At the same time, complaints over administration policy are emerging as well from corners of the neoconservative camp, where the creation of a democratic Iraq is seen as a vital step in the war against terrorism: The editor of The Weekly Standard, William Kristol, has criticized the administration for not sending enough troops. Richard Perle, a close confidant of several top Pentagon officials, has criticized the administration over aspects of Iraq reconstruction. Other neoconservative observers worry that Bush has allowed the State Department to set too soft a course on Iran and Syria.

But, while most of the participants in Sunday’s Jewish Policy Center panel belonged to the neoconservative camp, their remarks never offered more than a hint of Kristol’s or Perle’s criticisms. The panel’s prevailing sentiment of lock-step support for Bush appeared to be summed up by the panel’s moderator, conservative radio talk show host, Michael Medved, who said that at certain times small differences needed to be put aside for the sake of more important issues.

One of the panelists, policy center fellow and foreign policy expert Michael Ledeen offered a similar point, but in even starker terms, while hailing Bush’s anti-terrorism politicies.

Israel and the United States “are engaged in an existential war” said Ledeen, who has recently been researching Iran. “Our existence is threatened,” Ledeen added. “Most of the world doesn’t understand that” — but, all the panelists agreed, Bush does.

Joining Ledeen, Medved and Podhoretz on stage were terrorism researcher Steve Emerson and David Horowitz, the onetime radical turned conservative pundit. Horowitz, founder of the iconic 1960s magazine Ramparts, now argues that a “seamless” political line connects communists and Democrats.

The panelists’ unified, unbending support of the president appeared to stem at least in part from gratitude for Bush’s recent decision to back the disengagement plan of Israel’s Prime Minister Sharon. But Ledeen offered a broader rejoinder to the various voices of dissent against Bush that have cropped up since the deterioration of the security situation in Iraq.

“If you are victorious, people will judge the means you used to be appropriate,” Ledeen said, invoking an idea put forth by one of his scholarly subjects, Renaissance political theorist Niccolo Machiavelli. “All leaders have to choose between being feared and being loved. If you have to choose, fear is much more reliable. Fear works every time.”

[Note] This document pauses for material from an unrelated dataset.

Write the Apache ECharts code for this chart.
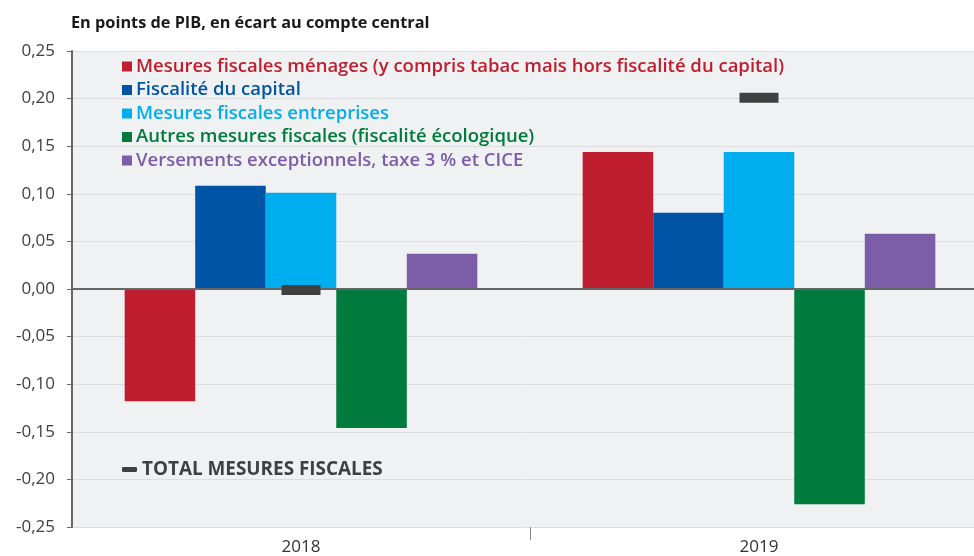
<!DOCTYPE html>
<html>
<head>
<meta charset="utf-8">
<script src="https://cdn.jsdelivr.net/npm/echarts@6/dist/echarts.min.js"></script>
<style>
  html, body { margin: 0; padding: 0; background: #fff; }
  #chart { width: 974px; height: 556px; }
</style>
</head>
<body>
<div id="chart"></div>
<script>
const years = ['2018', '2019']

const menages = [-0.118, 0.144]
const capital = [0.1085, 0.080]
const entreprises = [0.101, 0.144]
const autres = [-0.146, -0.226]
const versements = [0.037, 0.058]
const total = [-0.001, 0.201]

const seriesNames = [
  'Mesures fiscales ménages (y compris tabac mais hors fiscalité du capital)',
  'Fiscalité du capital',
  'Mesures fiscales entreprises',
  'Autres mesures fiscales (fiscalité écologique)',
  'Versements exceptionnels, taxe 3 % et CICE'
]
const totalName = 'TOTAL MESURES FISCALES'
const colors = ['#be1e2d', '#0054a6', '#00aeef', '#007a3d', '#7b5ea7']
const seriesData = [menages, capital, entreprises, autres, versements]

const font = '"Open Sans", "Noto Sans", sans-serif'

const chart = echarts.init(document.getElementById('chart'))

const barSeries = seriesData.map((d, i) => ({
  name: seriesNames[i],
  type: 'bar',
  data: d,
  barGap: 0,
  barCategoryGap: '23%',
  itemStyle: { color: colors[i] },
  emphasis: { disabled: true }
}))

// zero line over the bars
barSeries[0].markLine = {
  silent: true,
  symbol: 'none',
  label: { show: false },
  lineStyle: { color: '#666', width: 2, type: 'solid' },
  data: [{ yAxis: 0 }],
  z: 5
}

const option = {
  animation: false,
  backgroundColor: '#fff',
  textStyle: { fontFamily: font },
  title: {
    text: 'En points de PIB, en écart au compte central',
    left: 71,
    top: 15,
    padding: 0,
    textStyle: { fontSize: 16.3, fontWeight: 'bold', color: '#1a1a1a', fontFamily: font }
  },
  legend: [
    {
      orient: 'vertical',
      left: 117,
      top: 52,
      itemWidth: 10,
      itemHeight: 10,
      itemGap: 4.5,
      icon: 'rect',
      textStyle: { fontSize: 18.5, fontWeight: 600, lineHeight: 17, fontFamily: font, padding: [0, 0, 0, -1] },
      data: seriesNames.map((n, i) => ({ name: n, textStyle: { color: colors[i] } }))
    },
    {
      left: 117,
      top: 455,
      itemWidth: 15,
      itemHeight: 5,
      icon: 'roundRect',
      textStyle: { fontSize: 18.9, fontWeight: 'bold', color: '#404040', fontFamily: font },
      data: [totalName]
    }
  ],
  grid: {
    left: 72,
    top: 51,
    width: 916,
    bottom: 29,
    outerBoundsMode: 'none',
    show: true,
    backgroundColor: '#f0f1f3',
    borderWidth: 0
  },
  xAxis: [
    {
      type: 'category',
      data: years,
      axisLine: { show: false, onZero: false },
      axisTick: { show: false },
      axisLabel: { fontSize: 17, color: '#333', margin: 12, fontFamily: font }
    },
    {
      // only carries the separator tick between the two years
      type: 'value',
      position: 'bottom',
      min: 0,
      max: 2,
      axisLine: { show: false, onZero: false },
      axisLabel: { show: false },
      splitLine: { show: false },
      axisTick: { show: true, length: 13, customValues: [1], lineStyle: { color: '#888' } }
    }
  ],
  yAxis: {
    type: 'value',
    min: -0.25,
    max: 0.25,
    interval: 0.05,
    axisLine: { show: true, lineStyle: { color: '#666', width: 2 } },
    axisTick: { show: true, length: 5, lineStyle: { color: '#666' } },
    splitLine: { lineStyle: { color: '#dcdde1' } },
    axisLabel: {
      fontSize: 17,
      color: '#404040',
      margin: 17,
      fontFamily: font,
      formatter: v => v.toFixed(2).replace('.', ',')
    }
  },
  series: [
    ...barSeries,
    {
      name: totalName,
      type: 'scatter',
      data: total,
      symbol: 'rect',
      symbolSize: [39, 10],
      itemStyle: { color: '#404040', opacity: 1 },
      z: 10,
      emphasis: { disabled: true }
    }
  ]
}

chart.setOption(option)
</script>
</body>
</html>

The frumpy, balding, bespectacled men on stage were not, to look at them, the type to strike fear in most adversaries. On Sunday, though, few potential challengers braved the New York rain to take in the panel discussion. Indeed, virtually all of the members of the near capacity crowd sitting in the pews of the rented Orthodox synagogue seemed to be members of Bush’s political choir. They clapped loudly at each bold statement about the need for force and hissed at any mention of Bill Clinton or presumptive Democratic presidential candidate John Kerry.

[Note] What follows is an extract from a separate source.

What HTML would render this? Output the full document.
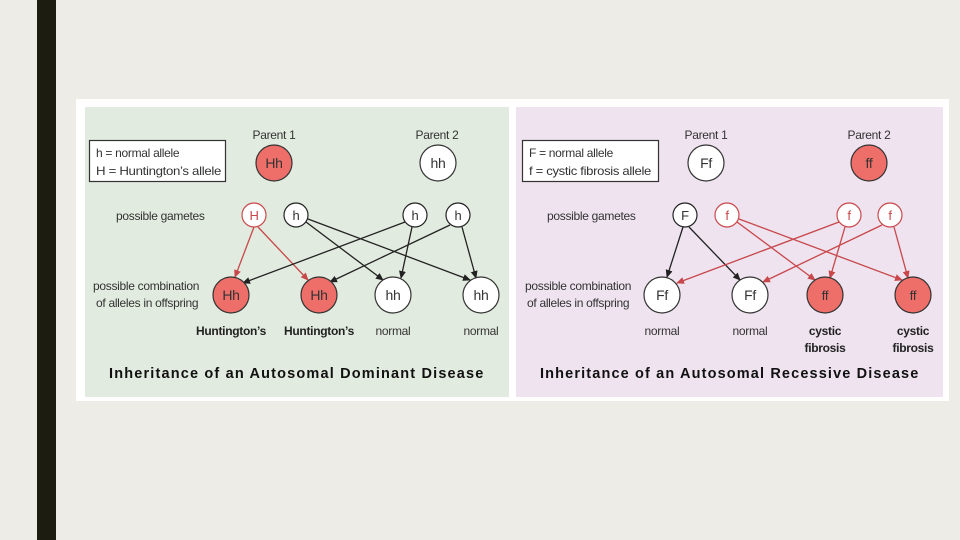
<!DOCTYPE html>
<html><head><style>
body{margin:0;width:960px;height:540px;background:#eeece6;position:relative;overflow:hidden;font-family:"Liberation Sans",sans-serif}
</style></head><body>
<div style="position:absolute;left:37px;top:0;width:19px;height:540px;background:#1c1c10"></div>
<svg width="960" height="540" style="position:absolute;left:0;top:0" font-family="Liberation Sans, sans-serif">
<defs>
<marker id="ak" markerWidth="8" markerHeight="8" refX="7" refY="4" orient="auto" markerUnits="userSpaceOnUse"><path d="M0,0.5 L8,4 L0,7.5z" fill="#222"/></marker>
<marker id="ar" markerWidth="8" markerHeight="8" refX="7" refY="4" orient="auto" markerUnits="userSpaceOnUse"><path d="M0,0.5 L8,4 L0,7.5z" fill="#c8474a"/></marker>
</defs>
<rect x="76" y="99" width="873" height="302" fill="#fff"/>
<rect x="85" y="107" width="424" height="290" fill="#e2ebdf"/>
<rect x="516" y="107" width="427" height="290" fill="#eee3ef"/>
<g font-size="12" fill="#333" letter-spacing="-0.3">
<!-- LEFT -->
<rect x="89.5" y="140.5" width="136" height="41" fill="#fff" stroke="#333" stroke-width="1.2"/>
<text x="96" y="157">h = normal allele</text>
<text x="96" y="175" textLength="125" lengthAdjust="spacingAndGlyphs">H = Huntington’s allele</text>
<text x="274" y="139" text-anchor="middle">Parent 1</text>
<text x="437" y="139" text-anchor="middle">Parent 2</text>
<circle cx="274" cy="163" r="18" fill="#ee6e69" stroke="#333" stroke-width="1.2"/>
<circle cx="438" cy="163" r="18" fill="#fff" stroke="#333" stroke-width="1.2"/>
<text x="274" y="168" text-anchor="middle" font-size="14">Hh</text>
<text x="438" y="168" text-anchor="middle" font-size="14">hh</text>
<text x="116" y="220">possible gametes</text>
<text x="93" y="290">possible combination</text>
<text x="96" y="307">of alleles in offspring</text>
<g stroke-width="1.3" fill="none">
<line x1="254" y1="227" x2="235" y2="277" stroke="#c8474a" marker-end="url(#ar)"/>
<line x1="258" y1="227" x2="308" y2="280" stroke="#c8474a" marker-end="url(#ar)"/>
<line x1="306" y1="222" x2="383" y2="280" stroke="#222" marker-end="url(#ak)"/>
<line x1="308" y1="219" x2="470" y2="280" stroke="#222" marker-end="url(#ak)"/>
<line x1="405" y1="222" x2="243" y2="283" stroke="#222" marker-end="url(#ak)"/>
<line x1="412" y1="227" x2="401" y2="278" stroke="#222" marker-end="url(#ak)"/>
<line x1="450" y1="225" x2="330" y2="282" stroke="#222" marker-end="url(#ak)"/>
<line x1="462" y1="227" x2="476" y2="278" stroke="#222" marker-end="url(#ak)"/>
</g>
<circle cx="254" cy="215" r="12" fill="#fff" stroke="#c8474a" stroke-width="1.2"/>
<circle cx="296" cy="215" r="12" fill="#fff" stroke="#222" stroke-width="1.2"/>
<circle cx="415" cy="215" r="12" fill="#fff" stroke="#222" stroke-width="1.2"/>
<circle cx="458" cy="215" r="12" fill="#fff" stroke="#222" stroke-width="1.2"/>
<text x="254" y="220" text-anchor="middle" font-size="13" fill="#c8474a">H</text>
<text x="296" y="220" text-anchor="middle" font-size="13">h</text>
<text x="415" y="220" text-anchor="middle" font-size="13">h</text>
<text x="458" y="220" text-anchor="middle" font-size="13">h</text>
<circle cx="231" cy="295" r="18" fill="#ee6e69" stroke="#333" stroke-width="1.2"/>
<circle cx="319" cy="295" r="18" fill="#ee6e69" stroke="#333" stroke-width="1.2"/>
<circle cx="393" cy="295" r="18" fill="#fff" stroke="#333" stroke-width="1.2"/>
<circle cx="481" cy="295" r="18" fill="#fff" stroke="#333" stroke-width="1.2"/>
<text x="231" y="300" text-anchor="middle" font-size="14">Hh</text>
<text x="319" y="300" text-anchor="middle" font-size="14">Hh</text>
<text x="393" y="300" text-anchor="middle" font-size="14">hh</text>
<text x="481" y="300" text-anchor="middle" font-size="14">hh</text>
<text x="231" y="335" text-anchor="middle" font-weight="bold" fill="#222">Huntington’s</text>
<text x="319" y="335" text-anchor="middle" font-weight="bold" fill="#222">Huntington’s</text>
<text x="393" y="335" text-anchor="middle">normal</text>
<text x="481" y="335" text-anchor="middle">normal</text>
<text x="109" y="378" font-weight="bold" font-size="14.5" fill="#111" textLength="374" lengthAdjust="spacing">Inheritance of an Autosomal Dominant Disease</text>
<!-- RIGHT -->
<rect x="522.5" y="140.5" width="136" height="41" fill="#fff" stroke="#333" stroke-width="1.2"/>
<text x="529" y="157">F = normal allele</text>
<text x="529" y="175" textLength="122" lengthAdjust="spacingAndGlyphs">f = cystic fibrosis allele</text>
<text x="706" y="139" text-anchor="middle">Parent 1</text>
<text x="869" y="139" text-anchor="middle">Parent 2</text>
<circle cx="706" cy="163" r="18" fill="#fff" stroke="#333" stroke-width="1.2"/>
<circle cx="869" cy="163" r="18" fill="#ee6e69" stroke="#333" stroke-width="1.2"/>
<text x="706" y="168" text-anchor="middle" font-size="14">Ff</text>
<text x="869" y="168" text-anchor="middle" font-size="14">ff</text>
<text x="547" y="220">possible gametes</text>
<text x="525" y="290">possible combination</text>
<text x="527" y="307">of alleles in offspring</text>
<g stroke-width="1.3" fill="none">
<line x1="683" y1="227" x2="667" y2="277" stroke="#222" marker-end="url(#ak)"/>
<line x1="689" y1="227" x2="740" y2="280" stroke="#222" marker-end="url(#ak)"/>
<line x1="737" y1="222" x2="815" y2="280" stroke="#c8474a" marker-end="url(#ar)"/>
<line x1="739" y1="219" x2="902" y2="280" stroke="#c8474a" marker-end="url(#ar)"/>
<line x1="839" y1="222" x2="677" y2="283" stroke="#c8474a" marker-end="url(#ar)"/>
<line x1="845" y1="227" x2="830" y2="278" stroke="#c8474a" marker-end="url(#ar)"/>
<line x1="882" y1="225" x2="763" y2="282" stroke="#c8474a" marker-end="url(#ar)"/>
<line x1="894" y1="227" x2="908" y2="278" stroke="#c8474a" marker-end="url(#ar)"/>
</g>
<circle cx="685" cy="215" r="12" fill="#fff" stroke="#222" stroke-width="1.2"/>
<circle cx="727" cy="215" r="12" fill="#fff" stroke="#c8474a" stroke-width="1.2"/>
<circle cx="849" cy="215" r="12" fill="#fff" stroke="#c8474a" stroke-width="1.2"/>
<circle cx="890" cy="215" r="12" fill="#fff" stroke="#c8474a" stroke-width="1.2"/>
<text x="685" y="220" text-anchor="middle" font-size="13">F</text>
<text x="727" y="220" text-anchor="middle" font-size="13" fill="#c8474a">f</text>
<text x="849" y="220" text-anchor="middle" font-size="13" fill="#c8474a">f</text>
<text x="890" y="220" text-anchor="middle" font-size="13" fill="#c8474a">f</text>
<circle cx="662" cy="295" r="18" fill="#fff" stroke="#333" stroke-width="1.2"/>
<circle cx="750" cy="295" r="18" fill="#fff" stroke="#333" stroke-width="1.2"/>
<circle cx="825" cy="295" r="18" fill="#ee6e69" stroke="#333" stroke-width="1.2"/>
<circle cx="913" cy="295" r="18" fill="#ee6e69" stroke="#333" stroke-width="1.2"/>
<text x="662" y="300" text-anchor="middle" font-size="14">Ff</text>
<text x="750" y="300" text-anchor="middle" font-size="14">Ff</text>
<text x="825" y="300" text-anchor="middle" font-size="13">ff</text>
<text x="913" y="300" text-anchor="middle" font-size="13">ff</text>
<text x="662" y="335" text-anchor="middle">normal</text>
<text x="750" y="335" text-anchor="middle">normal</text>
<text x="825" y="335" text-anchor="middle" font-weight="bold" fill="#222">cystic</text>
<text x="825" y="352" text-anchor="middle" font-weight="bold" fill="#222">fibrosis</text>
<text x="913" y="335" text-anchor="middle" font-weight="bold" fill="#222">cystic</text>
<text x="913" y="352" text-anchor="middle" font-weight="bold" fill="#222">fibrosis</text>
<text x="540" y="378" font-weight="bold" font-size="14.5" fill="#111" textLength="378" lengthAdjust="spacing">Inheritance of an Autosomal Recessive Disease</text>
</g>
</svg>
</body></html>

Afterwards, a number of audience members expressed appreciation for the sheltered atmosphere, in the center of New York.

“It’s so nice to be among right-minded people for once,” said Mark Kigler, a salesman from the Riverdale section of the Bronx. “My whole life in New York is spent in the fishbowl of liberalism.”

The only liberal viewpoints came from Medved — while appearing to pose halfheartedly as a Kerry supporter during his questioning of the other panelists. And Emerson, the one panelist who displayed any visible uncertainty regarding the U.S. Iraq policy, did so only at a coffee klatsch afterwards, when one young man asked how he could convince his friends that the war in Iraq was the correct course.

“I’m the wrong person to ask,” Emerson answered. “I’ve got misgivings on the war in Iraq and how it was calculated.”

Emerson, however, steered clear of any direct critique of Bush. The investigative journalist was highly praised in former counter-terrorism official Richard Clarke’s book, “An End to Evil,” which alleges that the Bush administration’s obsession with Iraq hampered its efforts to deal with Al Qaeda prior to the September 11, 2001, attacks. But Emerson, who actually made the match between his own literary agent and Clarke, passed when asked by the Forward about “An End to Evil.”

“I haven’t read the book,” Emerson said. “I don’t even have time to read my emails.”